Reflexive Monitoring
Reflexive Monitoring is the appraisal work that people do to assess and understand the ways that a new set of practices affect them and others around them. Like all NPT constructs, it has four components:
4.1 Systematization: participants in any set of practices may seek to determine how effective and useful it is for them and for others, and this involves the work of collecting information in a variety of ways. The work of systematization may be highly formal - the Randomized Controlled Clinical Trial is a prime example of formal systematization. But it may also be very informal, the collection of anecdotal examples of problems in practice around a set of common themes by an unqualified care assistant is every bit as much an example of the systematization of information.
4.2 Communal appraisal: participants work together - sometimes in formal collaboratives, sometimes in informal groups to evaluate the worth of a set of practices. They may use many different means to do this drawing on a variety of experiential and systematized information. These events happen continuously in almost every setting where people interact around a piece of hardware or new way of organizing work and ask each other 'is it working?' How they put the answers to these questions and negotiate the difficulties that stem from conflicts about what sort of information counts, and how it counts for different groups, are central to the future of any set of practices. Acts of communal appraisal - like data analysis meetings in clinical trials, or quality circles in lean healthcare organizations - are common and may be highly formalized as well as casual and informal.

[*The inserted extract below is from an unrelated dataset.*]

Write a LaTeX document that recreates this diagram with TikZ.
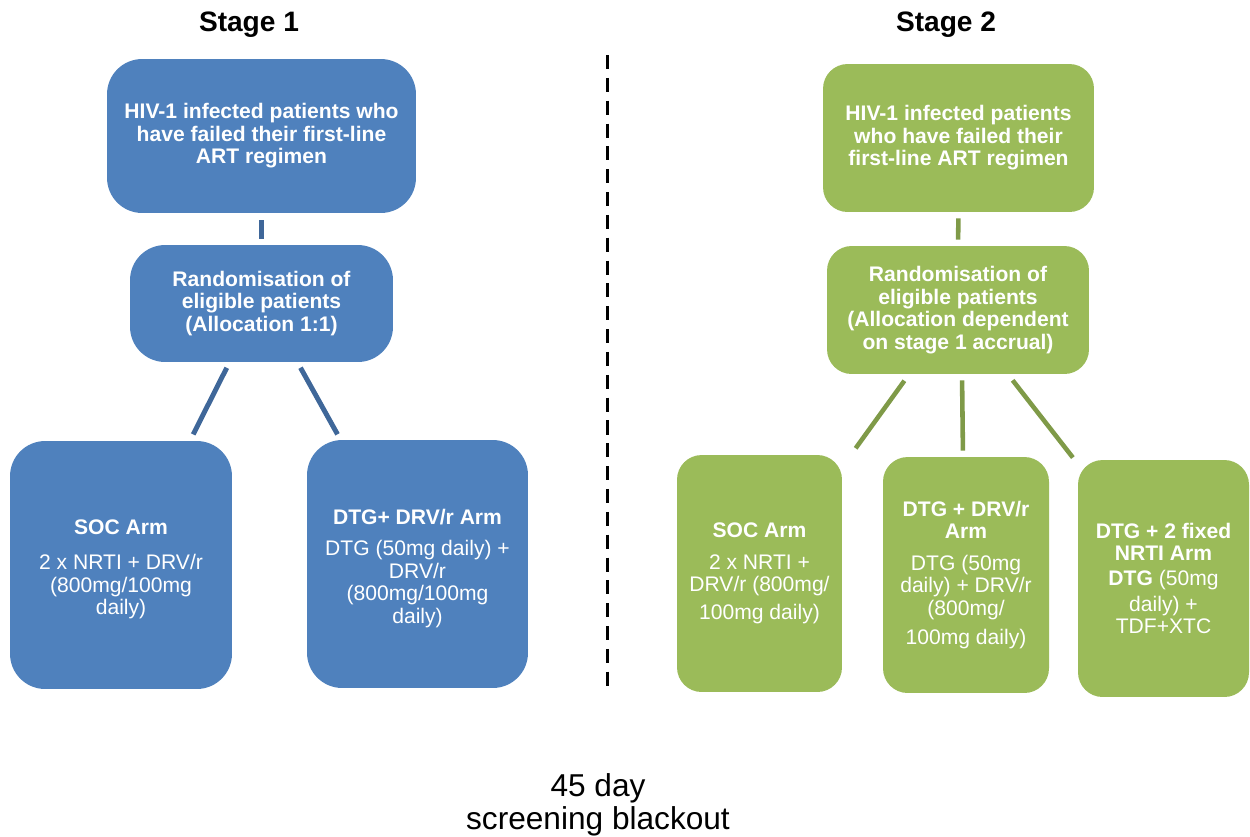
\documentclass[tikz,border=0pt]{standalone}
\usepackage{fontspec}
\setmainfont{Liberation Sans}
\usepackage{tikz}
\usetikzlibrary{calc, positioning}

\definecolor{armblue}{HTML}{4F81BD}
\definecolor{lineblue}{HTML}{3F6799}
\definecolor{armgreen}{HTML}{9BBB59}
\definecolor{linegreen}{HTML}{7F9A48}

\tikzset{
  box/.style={rounded corners=18pt, align=center, text=white, inner sep=2pt,
    font=\fontsize{12}{12.8}\selectfont},
  bluebox/.style={box, fill=armblue, rounded corners=20pt},
  greenbox/.style={box, fill=armgreen, rounded corners=14pt},
  bluelink/.style={draw=lineblue, line width=2.8pt},
  greenlink/.style={draw=linegreen, line width=2.6pt},
  stagetitle/.style={font=\fontsize{16}{18}\selectfont\bfseries}
}

\begin{document}
\begin{tikzpicture}[x=0.02cm, y=-0.02cm]
  \useasboundingbox (0,0) rectangle (1250,836);

  % stage 1
  \node (title1) at (249,25) [stagetitle] {Stage 1};
  \node (top1) at (261.5,136) [bluebox, minimum width=6.18cm, minimum height=3.08cm]
    {\bfseries HIV-1 infected patients who\\ \bfseries have failed their first-line\\ \bfseries ART regimen};
  \node (rand1) at (261.5,303.5) [bluebox, minimum width=5.26cm, minimum height=2.34cm]
    {\bfseries Randomisation of\\ \bfseries eligible patients\\ \bfseries (Allocation 1:1)};
  \node (soc1) at (121,565) [bluebox, minimum width=4.44cm, minimum height=4.96cm]
    {\rule{0pt}{13.5pt}\bfseries SOC Arm\\[7pt] 2 x NRTI + DRV/r\\ (800mg/100mg\\ daily)};
  \node (dtg1) at (417.5,564) [bluebox, minimum width=4.42cm, minimum height=4.96cm]
    {\rule{0pt}{13.5pt}\bfseries DTG+ DRV/r Arm\\[5pt] DTG (50mg daily) +\\ DRV/r\\ (800mg/100mg\\ daily)};

  \draw [bluelink, shorten <=4pt, shorten >=3pt] (top1.south) -- (rand1.north);
  \draw [bluelink, shorten <=3.5pt, shorten >=4pt] ($(rand1.south)+(-32,0)$) -- ($(soc1.north)+(69,0)$);
  \draw [bluelink, shorten <=3.5pt, shorten >=3.5pt] ($(rand1.south)+(36,0)$) -- ($(dtg1.north)+(-77,0)$);

  % divider
  \draw [line width=1.7pt, dash pattern=on 8pt off 5pt] (607,55) -- (607,690);

  % stage 2
  \node (title2) at (946,25) [stagetitle] {Stage 2};
  \node (top2) at (958.5,138) [greenbox, minimum width=5.42cm, minimum height=2.96cm]
    {\bfseries HIV-1 infected patients\\ \bfseries who have failed their\\ \bfseries first-line ART regimen};
  \node (rand2) at (958,310) [greenbox, minimum width=5.24cm, minimum height=2.56cm]
    {\bfseries Randomisation of\\ \bfseries eligible patients\\ \bfseries (Allocation dependent\\ \bfseries on stage 1 accrual)};
  \node (soc2) at (759.5,573.5) [greenbox, minimum width=3.30cm, minimum height=4.74cm]
    {\bfseries SOC Arm\\[5pt] 2 x NRTI +\\ DRV/r (800mg/\\[3pt] 100mg daily)};
  \node (dtg2) at (966,575) [greenbox, minimum width=3.32cm, minimum height=4.72cm]
    {\bfseries DTG + DRV/r\\ \bfseries Arm\\[5pt] DTG (50mg\\ daily) + DRV/r\\ (800mg/\\[4pt] 100mg daily)};
  \node (nrti2) at (1163.5,578.5) [greenbox, minimum width=3.42cm, minimum height=4.74cm]
    {\bfseries DTG + 2 fixed\\ \bfseries NRTI Arm\\[1pt] \textbf{DTG} (50mg\\[2pt] daily) +\\ TDF+XTC};

  \draw [greenlink, shorten <=3.4pt, shorten >=3.4pt] (top2.south) -- (rand2.north);
  \draw [greenlink, shorten <=4.5pt, shorten >=4.5pt] ($(rand2.south)+(-49,0)$) -- ($(soc2.north)+(91.5,0)$);
  \draw [greenlink, shorten <=3.4pt, shorten >=3.4pt] ($(rand2.south)+(4,0)$) -- ($(dtg2.north)+(-3,0)$);
  \draw [greenlink, shorten <=4.3pt, shorten >=1.5pt] ($(rand2.south)+(50,0)$) -- ($(nrti2.north)+(-89,0)$);

  % footnote
  \node (blackout) at (598,805) [align=center, font=\fontsize{18}{18.8}\selectfont]
    {45 day\\ screening blackout};
\end{tikzpicture}
\end{document}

4.3 Individual appraisal: Participants in a new set of practices also work experientially as individuals to appraise its effects on them and the contexts in which they are set. From this work stem actions through which individuals express their personal relationships to new technologies or complex interventions. For example, a nurse working in a falls prevention program will work to appraise not only the worth of the program, but also its impact on her other tasks. So, a falls program that complicates and adds to an already complicated and demanding workload may well be have a low value attributed to it in practice irrespective of its effects on falls within the hospital.
4.4 Reconfiguration: appraisal work by individuals or groups may lead to attempts to redefine procedures or modify practices - and even to change the shape of a new technology itself. For example, a nurse leading a falls prevention program might look again at the ways in which risk of falling was calculated in practice and the demands that this risk placed on the delivery of nursing care elsewhere on the ward. If the work of calculating risk of falling was disproportionate to the work involved in dealing with other kinds of risks on the ward, then there would be pressure to modify the falls prevention program to make it workable in practice.